=== Supplied material ===

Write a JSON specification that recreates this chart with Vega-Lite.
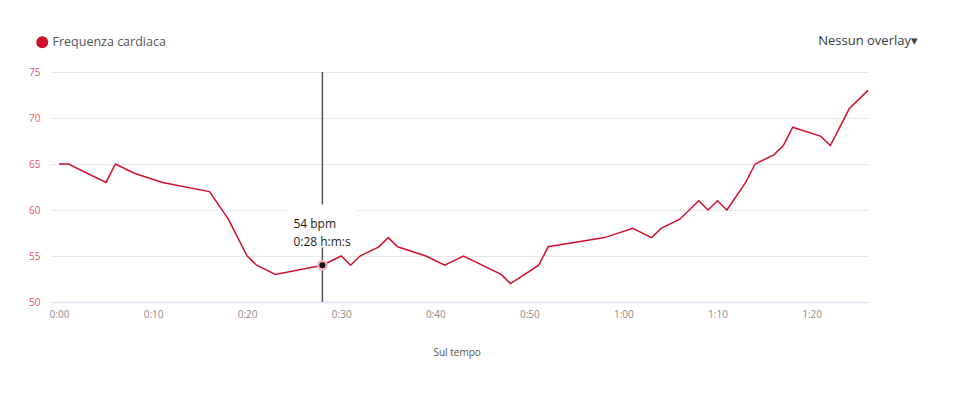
{
  "$schema": "https://vega.github.io/schema/vega-lite/v6.json",
  "width": 817,
  "height": 230,
  "autosize": "none",
  "padding": {"left": 51, "top": 72, "right": 92, "bottom": 112},
  "background": "white",
  "title": {"text": "Nessun overlay▾", "anchor": "end", "orient": "top", "fontSize": 13, "fontWeight": "normal", "font": "Open Sans", "color": "#3a3a3a", "offset": 24, "dx": 47, "dy": 36},
  "config": {"view": {"stroke": null}, "font": "Open Sans"},
  "datasets": {
    "hr": [
      {"t": 0, "hr": 65}, {"t": 1, "hr": 65}, {"t": 5, "hr": 63}, {"t": 6, "hr": 65}, {"t": 8, "hr": 64},
      {"t": 11, "hr": 63}, {"t": 16, "hr": 62}, {"t": 18, "hr": 59}, {"t": 20, "hr": 55}, {"t": 21, "hr": 54},
      {"t": 23, "hr": 53}, {"t": 28, "hr": 54}, {"t": 30, "hr": 55}, {"t": 31, "hr": 54}, {"t": 32, "hr": 55},
      {"t": 34, "hr": 56}, {"t": 35, "hr": 57}, {"t": 36, "hr": 56}, {"t": 39, "hr": 55}, {"t": 41, "hr": 54},
      {"t": 43, "hr": 55}, {"t": 47, "hr": 53}, {"t": 48, "hr": 52}, {"t": 51, "hr": 54}, {"t": 52, "hr": 56},
      {"t": 58, "hr": 57}, {"t": 61, "hr": 58}, {"t": 63, "hr": 57}, {"t": 64, "hr": 58}, {"t": 66, "hr": 59},
      {"t": 68, "hr": 61}, {"t": 69, "hr": 60}, {"t": 70, "hr": 61}, {"t": 71, "hr": 60}, {"t": 73, "hr": 63},
      {"t": 74, "hr": 65}, {"t": 76, "hr": 66}, {"t": 77, "hr": 67}, {"t": 78, "hr": 69}, {"t": 81, "hr": 68},
      {"t": 82, "hr": 67}, {"t": 84, "hr": 71}, {"t": 86, "hr": 73}
    ]
  },
  "data": {"name": "hr"},
  "encoding": {
    "x": {
      "field": "t", "type": "quantitative",
      "scale": {"domain": [-0.85, 86], "nice": false, "zero": false},
      "axis": {
        "values": [0, 10, 20, 30, 40, 50, 60, 70, 80],
        "labelExpr": "floor(datum.value/60) + ':' + (datum.value%60 < 10 ? '0' : '') + (datum.value%60)",
        "grid": false, "ticks": false, "domain": true, "domainColor": "#dde3ee", "domainWidth": 1.5,
        "labelColor": "#8a8a8a", "labelFontSize": 10, "labelPadding": 7, "labelFlush": false,
        "title": "Sul tempo", "titleX": 382, "titleY": 50, "titleAlign": "left", "titleBaseline": "middle",
        "titleFontSize": 10, "titleFontWeight": "normal", "titleColor": "#555"
      }
    },
    "y": {
      "field": "hr", "type": "quantitative",
      "scale": {"domain": [50, 75], "nice": false, "zero": false},
      "axis": {
        "values": [50, 55, 60, 65, 70, 75], "grid": true, "gridColor": "#e8e8e8", "ticks": false, "domain": false,
        "labelColor": "#e3566b", "labelFontSize": 10, "labelPadding": 11, "title": null
      }
    }
  },
  "layer": [
    {
      "mark": {"type": "line", "strokeWidth": 1.5, "clip": false},
      "encoding": {
        "color": {
          "datum": "Frequenza cardiaca", "type": "nominal",
          "scale": {"range": ["#d0112b"]},
          "legend": {
            "orient": "none", "legendX": -15, "legendY": -36, "title": null,
            "symbolType": "circle", "symbolSize": 36, "symbolStrokeWidth": 6,
            "labelFontSize": 12.5, "labelColor": "#555", "labelFont": "Open Sans", "padding": 0, "labelOffset": 4
          }
        }
      }
    },
    {
      "transform": [{"filter": "datum.t == 28"}],
      "mark": {"type": "rule", "color": "#555", "strokeWidth": 1.5},
      "encoding": {"y": null}
    },
    {
      "transform": [{"filter": "datum.t == 28"}],
      "mark": {"type": "point", "shape": "M -1 -1.734 L 1 -1.734 L 1 -0.506 L -1 -0.506 Z", "size": 4900, "filled": true, "color": "white", "opacity": 1, "strokeWidth": 0}
    },
    {
      "transform": [{"filter": "datum.t == 28"}],
      "mark": {"type": "point", "shape": "circle", "size": 121, "filled": true, "color": "#f2b3be", "opacity": 1}
    },
    {
      "transform": [{"filter": "datum.t == 28"}],
      "mark": {"type": "point", "shape": "circle", "size": 36, "filled": true, "color": "#111", "opacity": 1}
    },
    {
      "transform": [{"filter": "datum.t == 28"}, {"calculate": "datum.hr + ' bpm'", "as": "lab"}],
      "mark": {"type": "text", "align": "left", "baseline": "middle", "dx": -29, "dy": -41.5, "fontSize": 12, "color": "#222", "font": "Open Sans"},
      "encoding": {"text": {"field": "lab"}}
    },
    {
      "transform": [{"filter": "datum.t == 28"}, {"calculate": "floor(datum.t/60) + ':' + (datum.t%60 < 10 ? '0' : '') + (datum.t%60) + ' h:m:s'", "as": "lab"}],
      "mark": {"type": "text", "align": "left", "baseline": "middle", "dx": -29, "dy": -23, "fontSize": 12, "color": "#222", "font": "Open Sans"},
      "encoding": {"text": {"field": "lab"}}
    }
  ]
}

===

--- Problem to solve ---
Each line of the data should be quoted exactly, with pictures left out.

--- Full solution ---
Write a JSON specification that recreates this chart with Vega-Lite.
{
  "$schema": "https://vega.github.io/schema/vega-lite/v6.json",
  "width": 817,
  "height": 230,
  "autosize": "none",
  "padding": {"left": 51, "top": 72, "right": 92, "bottom": 112},
  "background": "white",
  "title": {"text": "Nessun overlay▾", "anchor": "end", "orient": "top", "fontSize": 13, "fontWeight": "normal", "font": "Open Sans", "color": "#3a3a3a", "offset": 24, "dx": 47, "dy": 36},
  "config": {"view": {"stroke": null}, "font": "Open Sans"},
  "datasets": {
    "hr": [
      {"t": 0, "hr": 65}, {"t": 1, "hr": 65}, {"t": 5, "hr": 63}, {"t": 6, "hr": 65}, {"t": 8, "hr": 64},
      {"t": 11, "hr": 63}, {"t": 16, "hr": 62}, {"t": 18, "hr": 59}, {"t": 20, "hr": 55}, {"t": 21, "hr": 54},
      {"t": 23, "hr": 53}, {"t": 28, "hr": 54}, {"t": 30, "hr": 55}, {"t": 31, "hr": 54}, {"t": 32, "hr": 55},
      {"t": 34, "hr": 56}, {"t": 35, "hr": 57}, {"t": 36, "hr": 56}, {"t": 39, "hr": 55}, {"t": 41, "hr": 54},
      {"t": 43, "hr": 55}, {"t": 47, "hr": 53}, {"t": 48, "hr": 52}, {"t": 51, "hr": 54}, {"t": 52, "hr": 56},
      {"t": 58, "hr": 57}, {"t": 61, "hr": 58}, {"t": 63, "hr": 57}, {"t": 64, "hr": 58}, {"t": 66, "hr": 59},
      {"t": 68, "hr": 61}, {"t": 69, "hr": 60}, {"t": 70, "hr": 61}, {"t": 71, "hr": 60}, {"t": 73, "hr": 63},
      {"t": 74, "hr": 65}, {"t": 76, "hr": 66}, {"t": 77, "hr": 67}, {"t": 78, "hr": 69}, {"t": 81, "hr": 68},
      {"t": 82, "hr": 67}, {"t": 84, "hr": 71}, {"t": 86, "hr": 73}
    ]
  },
  "data": {"name": "hr"},
  "encoding": {
    "x": {
      "field": "t", "type": "quantitative",
      "scale": {"domain": [-0.85, 86], "nice": false, "zero": false},
      "axis": {
        "values": [0, 10, 20, 30, 40, 50, 60, 70, 80],
        "labelExpr": "floor(datum.value/60) + ':' + (datum.value%60 < 10 ? '0' : '') + (datum.value%60)",
        "grid": false, "ticks": false, "domain": true, "domainColor": "#dde3ee", "domainWidth": 1.5,
        "labelColor": "#8a8a8a", "labelFontSize": 10, "labelPadding": 7, "labelFlush": false,
        "title": "Sul tempo", "titleX": 382, "titleY": 50, "titleAlign": "left", "titleBaseline": "middle",
        "titleFontSize": 10, "titleFontWeight": "normal", "titleColor": "#555"
      }
    },
    "y": {
      "field": "hr", "type": "quantitative",
      "scale": {"domain": [50, 75], "nice": false, "zero": false},
      "axis": {
        "values": [50, 55, 60, 65, 70, 75], "grid": true, "gridColor": "#e8e8e8", "ticks": false, "domain": false,
        "labelColor": "#e3566b", "labelFontSize": 10, "labelPadding": 11, "title": null
      }
    }
  },
  "layer": [
    {
      "mark": {"type": "line", "strokeWidth": 1.5, "clip": false},
      "encoding": {
        "color": {
          "datum": "Frequenza cardiaca", "type": "nominal",
          "scale": {"range": ["#d0112b"]},
          "legend": {
            "orient": "none", "legendX": -15, "legendY": -36, "title": null,
            "symbolType": "circle", "symbolSize": 36, "symbolStrokeWidth": 6,
            "labelFontSize": 12.5, "labelColor": "#555", "labelFont": "Open Sans", "padding": 0, "labelOffset": 4
          }
        }
      }
    },
    {
      "transform": [{"filter": "datum.t == 28"}],
      "mark": {"type": "rule", "color": "#555", "strokeWidth": 1.5},
      "encoding": {"y": null}
    },
    {
      "transform": [{"filter": "datum.t == 28"}],
      "mark": {"type": "point", "shape": "M -1 -1.734 L 1 -1.734 L 1 -0.506 L -1 -0.506 Z", "size": 4900, "filled": true, "color": "white", "opacity": 1, "strokeWidth": 0}
    },
    {
      "transform": [{"filter": "datum.t == 28"}],
      "mark": {"type": "point", "shape": "circle", "size": 121, "filled": true, "color": "#f2b3be", "opacity": 1}
    },
    {
      "transform": [{"filter": "datum.t == 28"}],
      "mark": {"type": "point", "shape": "circle", "size": 36, "filled": true, "color": "#111", "opacity": 1}
    },
    {
      "transform": [{"filter": "datum.t == 28"}, {"calculate": "datum.hr + ' bpm'", "as": "lab"}],
      "mark": {"type": "text", "align": "left", "baseline": "middle", "dx": -29, "dy": -41.5, "fontSize": 12, "color": "#222", "font": "Open Sans"},
      "encoding": {"text": {"field": "lab"}}
    },
    {
      "transform": [{"filter": "datum.t == 28"}, {"calculate": "floor(datum.t/60) + ':' + (datum.t%60 < 10 ? '0' : '') + (datum.t%60) + ' h:m:s'", "as": "lab"}],
      "mark": {"type": "text", "align": "left", "baseline": "middle", "dx": -29, "dy": -23, "fontSize": 12, "color": "#222", "font": "Open Sans"},
      "encoding": {"text": {"field": "lab"}}
    }
  ]
}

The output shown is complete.